In the months leading up to the birth of my daughter I read something that has stuck with me. Which is saying a lot because, frankly, I don’t remember any pieces of advice from those pregnancy books.
Even though I can’t recite it verbatim and I have no clue which book it came from, it hit close to home just a few short hours after my kid was born.
I wasn’t immediately in love with her.
It pains me to say that and write that, but it’s true. It’s like that almost cute girl who you find out has a crush on you in high school and you try to will yourself into liking her just so you can make out with someone and brag to your buddies. Well, her hair looks combed.
Truly, in the delivery room, I was freaked the fuck out. We had been in there for 30-something hours before my wife’s body decided it was time to spit this kid out and – of course – it happened to be in the middle of the night when four other mothers were also delivering. So we got one nurse.
And you know who was right in the mix, holding one leg? Yeah, the guy who wanted an over-the-shoulder view.
So, maybe I had a lot of other things on my mind than the instant falling in love with this human that I helped to create. It was more like trying to return my eyes from the size of DVDs back to a more-respectable ping-pong ball size.
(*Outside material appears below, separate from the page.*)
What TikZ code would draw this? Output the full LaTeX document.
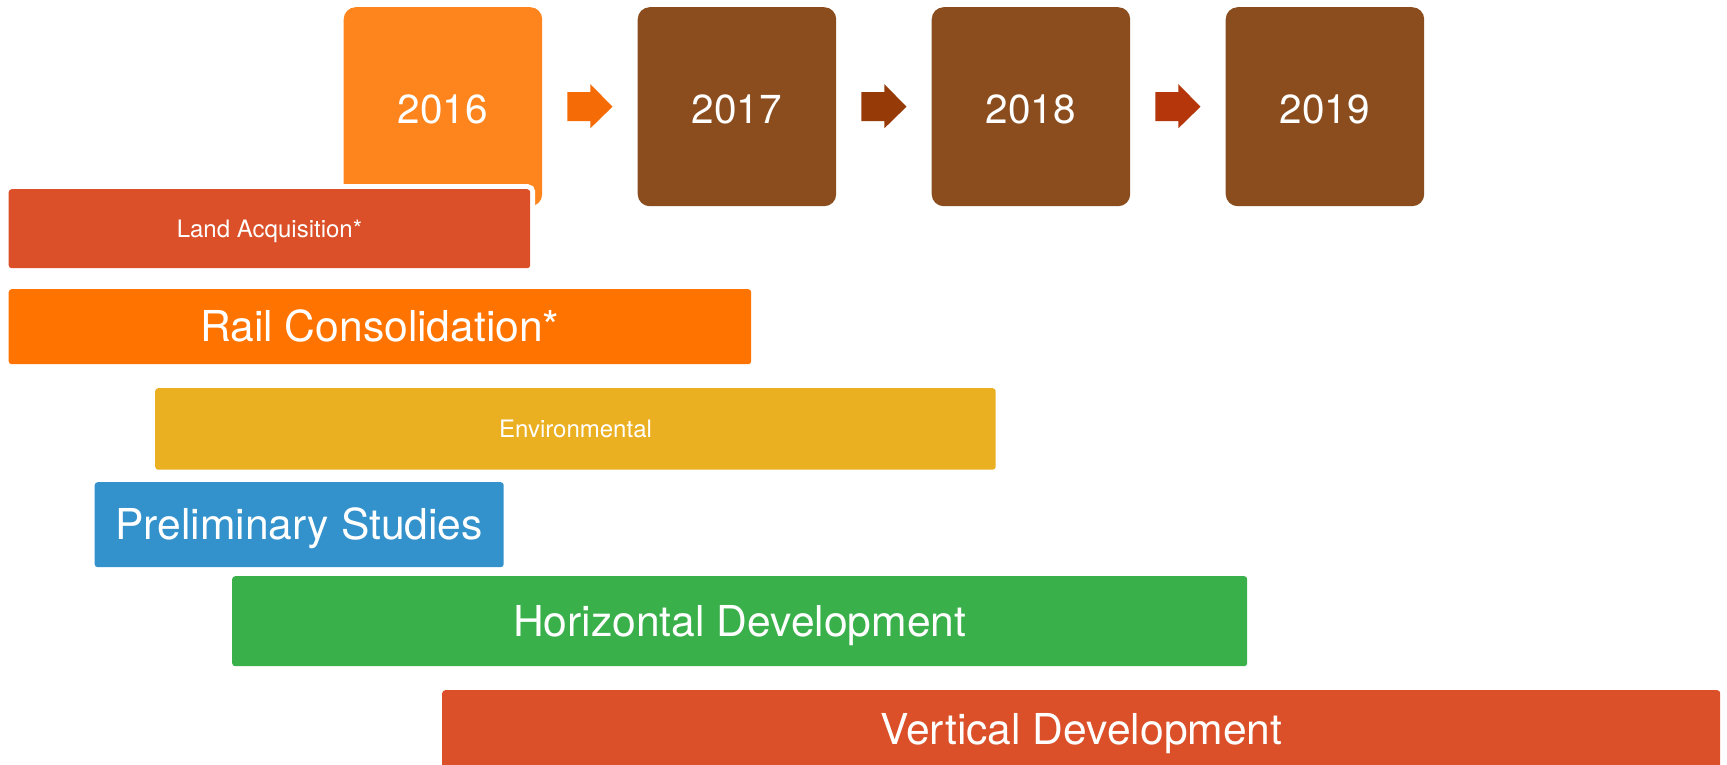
\documentclass[tikz,border=0pt]{standalone}
\usepackage{fontspec}
\setmainfont{TeX Gyre Heros}
\usetikzlibrary{calc}
\definecolor{yrorange}{HTML}{FE841E}
\definecolor{yrbrown}{HTML}{8B4D1E}
\definecolor{arA}{HTML}{F56C06}
\definecolor{arB}{HTML}{963A08}
\definecolor{arC}{HTML}{B4360A}
\definecolor{landred}{HTML}{DB5028}
\definecolor{railor}{HTML}{FF7300}
\definecolor{envy}{HTML}{EBAF22}
\definecolor{prelb}{HTML}{3392CB}
\definecolor{horg}{HTML}{39B04A}
\definecolor{vertr}{HTML}{DB5028}
\tikzset{yeararrow/.pic={\fill[pic actions] (-22.5,-14.5) -- (0.5,-14.5) -- (0.5,-22.5) -- (22.5,0) -- (0.5,21.5) -- (0.5,14.5) -- (-22.5,14.5) -- cycle;}}
\begin{document}
\begin{tikzpicture}[x=1pt,y=-1pt,
  yearbox/.style={rounded corners=12pt, anchor=north west, inner sep=0pt,
    minimum width=198.5pt, minimum height=199pt, text=white,
    font=\fontsize{40.5}{48}\selectfont, text height=33.5pt, text depth=0pt},
  bar/.style={rounded corners=3pt, anchor=north west, inner sep=0pt, text=white},
  bigtext/.style={font=\fontsize{42.6}{50}\selectfont, text height=30.5pt, text depth=0pt},
  smalltext/.style={font=\fontsize{24}{29}\selectfont, text height=17pt, text depth=0pt}]
\useasboundingbox (0,0) rectangle (1727,764);
\clip (0,0) rectangle (1727,764);
\node[yearbox, fill=yrorange] (y16) at (343.5,7) {2016};
\node[yearbox, fill=yrbrown] (y17) at (637.5,7) {2017};
\node[yearbox, fill=yrbrown] (y18) at (931.5,7) {2018};
\node[yearbox, fill=yrbrown] (y19) at (1225.5,7) {2019};
\pic[fill=arA] at ($(y16.east)!0.5!(y17.west)$) {yeararrow};
\pic[fill=arB] at ($(y17.east)!0.5!(y18.west)$) {yeararrow};
\pic[fill=arC] at ($(y18.east)!0.5!(y19.west)$) {yeararrow};
\node[bar, smalltext, fill=landred, minimum width=521.5pt, minimum height=79pt,
  preaction={draw=white, line width=10pt}] (land) at (8.5,189) {Land Acquisition*};
\node[bar, bigtext, fill=railor, minimum width=742.5pt, minimum height=75pt] (rail) at (8.5,289) {Rail Consolidation*};
\node[bar, smalltext, fill=envy, minimum width=840.5pt, minimum height=81.5pt] (env) at (155,388) {Environmental};
\node[bar, bigtext, fill=prelb, minimum width=409pt, minimum height=85pt] (prel) at (94.5,482) {Preliminary Studies};
\node[bar, bigtext, fill=horg, minimum width=1015pt, minimum height=90pt] (horiz) at (232,576) {Horizontal Development};
\node[bar, bigtext, fill=vertr, minimum width=1278pt, minimum height=78pt] (vert) at (442,690) {Vertical Development};
\end{tikzpicture}
\end{document}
Meanwhile in the ensuing days, I kept wondering when I was going to have that voila! moment of falling in love with my kid. Instead, it was more like dating someone where you just gradually start to feel your heart swell.
And, according to that one part of that one book I read that one time, that was perfectly normal.
Fast forward almost 11 months to last night. We were having dinner at my in-law’s house and our daughter was sleeping in the other room. I casually mentioned that Grandma should get a day with her – and how about tomorrow? All of a sudden, we’re checking the cupboards to see if there was enough food and making sure the diaper stock was fine and there were extra onesies and so on.
On the drive home, I began to feel sad. Even though my little munchkin would have been asleep – and had been screaming for the 30 minutes we were in the car before arriving to Grandma’s house – I didn’t like the idea of getting home and not putting her in the crib. Or waking up and not playing with her before we left for our respective days at the office.
I missed her.
My heart, once hard and black and not immediately in love with my daughter, had an empty feeling inside of it.
As I rushed home today, knowing I had to hit the grocery store between work and home, I began wondering if I would catch her before she went to bed. I pulled up to the house and got out of the car, not even taking time to carry in our groceries or my computer bag. I walked inside and I didn’t hear anything.
Dammit, I thought. I missed her. She’s asleep.
Then I turned the corner into the living room and was met by this huge, toothless smile. As I squeezed out the most of the last 20 minutes of her night, I got more smiles. I got laughs and giggles. And my heart was filled back up. With love.